Re: [RFC PATCH 0/4] sched+mm: Track lazy active mm existence with hazard pointers

Mathieu Desnoyers <mathieu.desnoyers@xxxxxxxxxxxx> · Wed, 2 Oct 2024 12:02:09 -0400

On 2024-10-02 17:58, Jens Axboe wrote:
On 10/2/24 9:53 AM, Mathieu Desnoyers wrote:
On 2024-10-02 17:36, Mathieu Desnoyers wrote:
On 2024-10-02 17:33, Matthew Wilcox wrote:
On Wed, Oct 02, 2024 at 11:26:27AM -0400, Mathieu Desnoyers wrote:
On 2024-10-02 16:09, Paul E. McKenney wrote:
On Tue, Oct 01, 2024 at 09:02:01PM -0400, Mathieu Desnoyers wrote:
Hazard pointers appear to be a good fit for replacing refcount based lazy
active mm tracking.

Highlight:

will-it-scale context_switch1_threads

nr threads (-t)     speedup
       24                +3%
       48               +12%
       96               +21%
      192               +28%
Impressive!!!

I have to ask...  Any data for smaller numbers of CPUs?
Sure, but they are far less exciting ;-)
How many CPUs in the system under test?
2 sockets, 96-core per socket:

CPU(s):                   384
    On-line CPU(s) list:    0-383
Vendor ID:                AuthenticAMD
    Model name:             AMD EPYC 9654 96-Core Processor
      CPU family:           25
      Model:                17
      Thread(s) per core:   2
      Core(s) per socket:   96
      Socket(s):            2
      Stepping:             1
      Frequency boost:      enabled
      CPU(s) scaling MHz:   68%
      CPU max MHz:          3709.0000
      CPU min MHz:          400.0000
      BogoMIPS:             4800.00

Note that Jens Axboe got even more impressive speedups testing this
on his 512-hw-thread EPYC [1] (390% speedup for 192 threads). I've
noticed I had schedstats and sched debug enabled in my config, so I'll have to re-run my tests.
A quick re-run of the 128-thread case with schedstats and sched debug
disabled still show around 26% speedup, similar to my prior numbers.

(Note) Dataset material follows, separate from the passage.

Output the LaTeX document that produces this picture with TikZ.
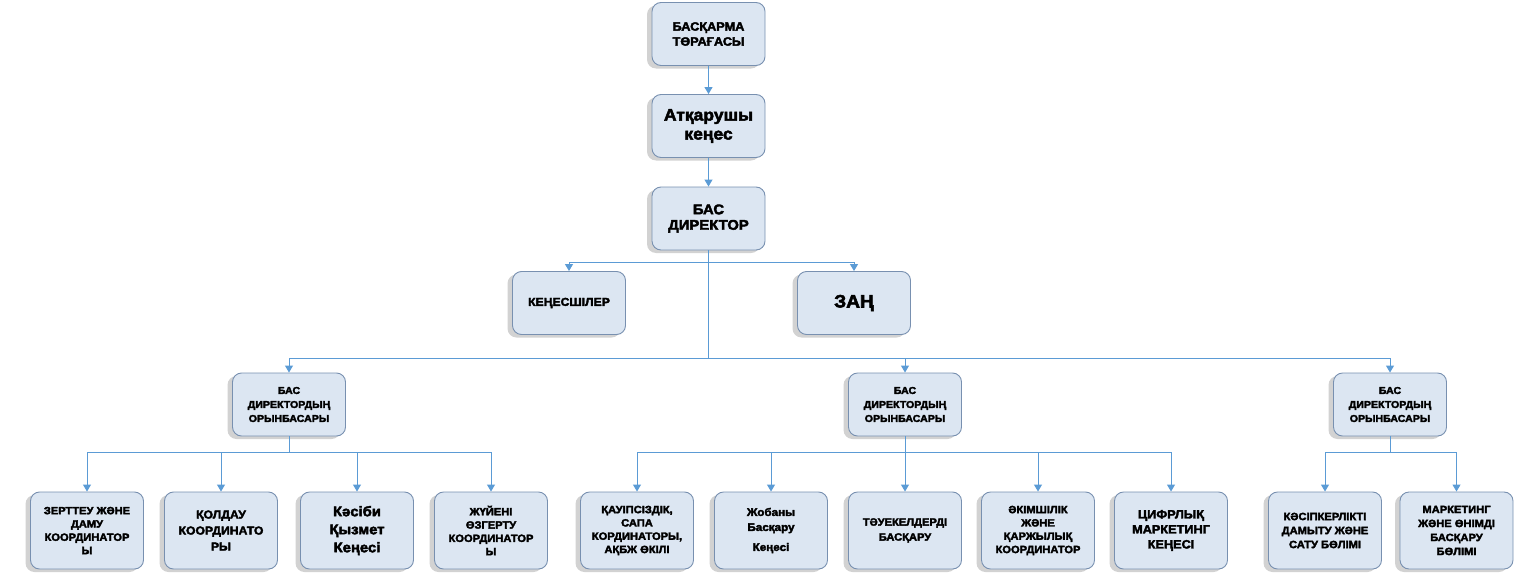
\documentclass[tikz,border=0pt]{standalone}
\usepackage{fontspec}
\setmainfont{Liberation Sans}
\newfontfamily\heavy{Liberation Sans}[BoldFeatures={FakeBold=3,FakeStretch=1.06}]
\usetikzlibrary{arrows.meta,shadows,positioning}
\definecolor{boxfill}{HTML}{DCE6F2}
\definecolor{boxdraw}{HTML}{7890B0}
\definecolor{linec}{HTML}{5B9BD5}
\tikzset{
  box/.style={draw=boxdraw, line width=0.9pt, fill=boxfill, rounded corners=9pt,
    minimum width=113pt, minimum height=63pt, align=center, inner sep=2pt,
    font=\heavy\bfseries,
    drop shadow={shadow xshift=-5pt, shadow yshift=-3pt, opacity=0.25, fill=black!70}},
  lowbox/.style={box, minimum height=77pt},
  fs/.style 2 args={font=\heavy\bfseries\fontsize{#1}{#2}\selectfont},
  conn/.style={draw=linec, line width=1pt},
  arr/.style={conn, -{Triangle[width=8pt,length=7pt]}},
}
\begin{document}
\begin{tikzpicture}[x=1pt,y=-1pt]
\useasboundingbox (0,0) rectangle (1522,578);
% top chain
\node[box,fs={12}{15}] (top) at (708.5,34) {БАСҚАРМА\\ТӨРАҒАСЫ};
\node[box,fs={16.5}{19}] (exec) at (708.5,126) {Атқарушы\\кеңес};
\node[box,fs={14}{15.5}] (ceo) at (708.5,218.5) {БАС\\ДИРЕКТОР};
\node[box,fs={11.5}{14}] (adv) at (569,303) {КЕҢЕСШІЛЕР};
\node[box,fs={18}{20}] (law) at (854,303) {ЗАҢ};
% deputies
\node[box,fs={10}{14}] (d1) at (289,404.5) {БАС\\ДИРЕКТОРДЫҢ\\ОРЫНБАСАРЫ};
\node[box,fs={10}{14}] (d2) at (905,404.5) {БАС\\ДИРЕКТОРДЫҢ\\ОРЫНБАСАРЫ};
\node[box,fs={10}{14}] (d3) at (1390,404.5) {БАС\\ДИРЕКТОРДЫҢ\\ОРЫНБАСАРЫ};
% bottom row, left group
\node[lowbox,fs={10.5}{13.3}] (b1) at (87,530.5) {ЗЕРТТЕУ ЖӘНЕ\\ДАМУ\\КООРДИНАТОР\\Ы};
\node[lowbox,fs={11.5}{16}] (b2) at (221,530.5) {ҚОЛДАУ\\КООРДИНАТО\\РЫ};
\node[lowbox,fs={14}{18}] (b3) at (357,530.5) {Кәсіби\\Қызмет\\Кеңесі};
\node[lowbox,fs={10.5}{13.3}] (b4) at (491,530.5) {ЖҮЙЕНІ\\ӨЗГЕРТУ\\КООРДИНАТОР\\Ы};
% middle group
\node[lowbox,fs={10.5}{13.3}] (m1) at (637,530.5) {ҚАУІПСІЗДІК,\\САПА\\КОРДИНАТОРЫ,\\АҚБЖ ӨКІЛІ};
\node[lowbox,fs={11}{15}] (m2) at (771,530.5) {Жобаны\\Басқару\\[5pt]Кеңесі};
\node[lowbox,fs={10.5}{15}] (m3) at (905,530.5) {ТӘУЕКЕЛДЕРДІ\\БАСҚАРУ};
\node[lowbox,fs={10.5}{13.3}] (m4) at (1038,530.5) {ӘКІМШІЛІК\\ЖӘНЕ\\ҚАРЖЫЛЫҚ\\КООРДИНАТОР};
\node[lowbox,fs={12}{15}] (m5) at (1171,530.5) {ЦИФРЛЫҚ\\МАРКЕТИНГ\\КЕҢЕСІ};
% right group
\node[lowbox,fs={10.5}{14}] (r1) at (1325,530.5) {КӘСІПКЕРЛІКТІ\\ДАМЫТУ ЖӘНЕ\\САТУ БӨЛІМІ};
\node[lowbox,fs={10.5}{14}] (r2) at (1456.5,530.5) {МАРКЕТИНГ\\ЖӘНЕ ӨНІМДІ\\БАСҚАРУ\\БӨЛІМІ};
% junctions
\coordinate (j1) at (708.5,262);
\coordinate (j2) at (708.5,358);
\coordinate (k1) at (289,452);
\coordinate (k2) at (905,452);
\coordinate (k3) at (1390,452);
% connectors
\draw[arr] (top) -- (exec);
\draw[arr] (exec) -- (ceo);
\draw[conn] (ceo.south) -- (j2);
\draw[arr] (j1) -| (adv.north);
\draw[arr] (j1) -| (law.north);
\draw[arr] (j2) -| (d1.north);
\draw[arr] (j2) -| (d2.north);
\draw[arr] (j2) -| (d3.north);
\draw[conn] (d1.south) -- (k1);
\foreach \n in {b1,b2,b3,b4} \draw[arr] (k1) -| (\n.north);
\foreach \n in {m1,m2,m4,m5} \draw[arr] (k2) -| (\n.north);
\draw[arr] (d2.south) -- (m3.north);
\draw[conn] (d3.south) -- (k3);
\foreach \n in {r1,r2} \draw[arr] (k3) -| (\n.north);
\end{tikzpicture}
\end{document}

I'm not sure why Jens has much better speedups on a similar system.

I'm attaching my config in case someone spots anything obvious. Note
that my BIOS is configured to show 24 NUMA nodes to the kernel (one
NUMA node per core complex).
Here's my .config - note it's from the stock kernel run, which is why it
still has:

CONFIG_MMU_LAZY_TLB_REFCOUNT=y

set. Have the same numa configuration as you, just end up with 32 nodes
on this box.
Just to make sure: did you use other command line options when starting
the test program (other than -t N ?).

Thanks,

Mathieu

--
Mathieu Desnoyers
EfficiOS Inc.
https://www.efficios.com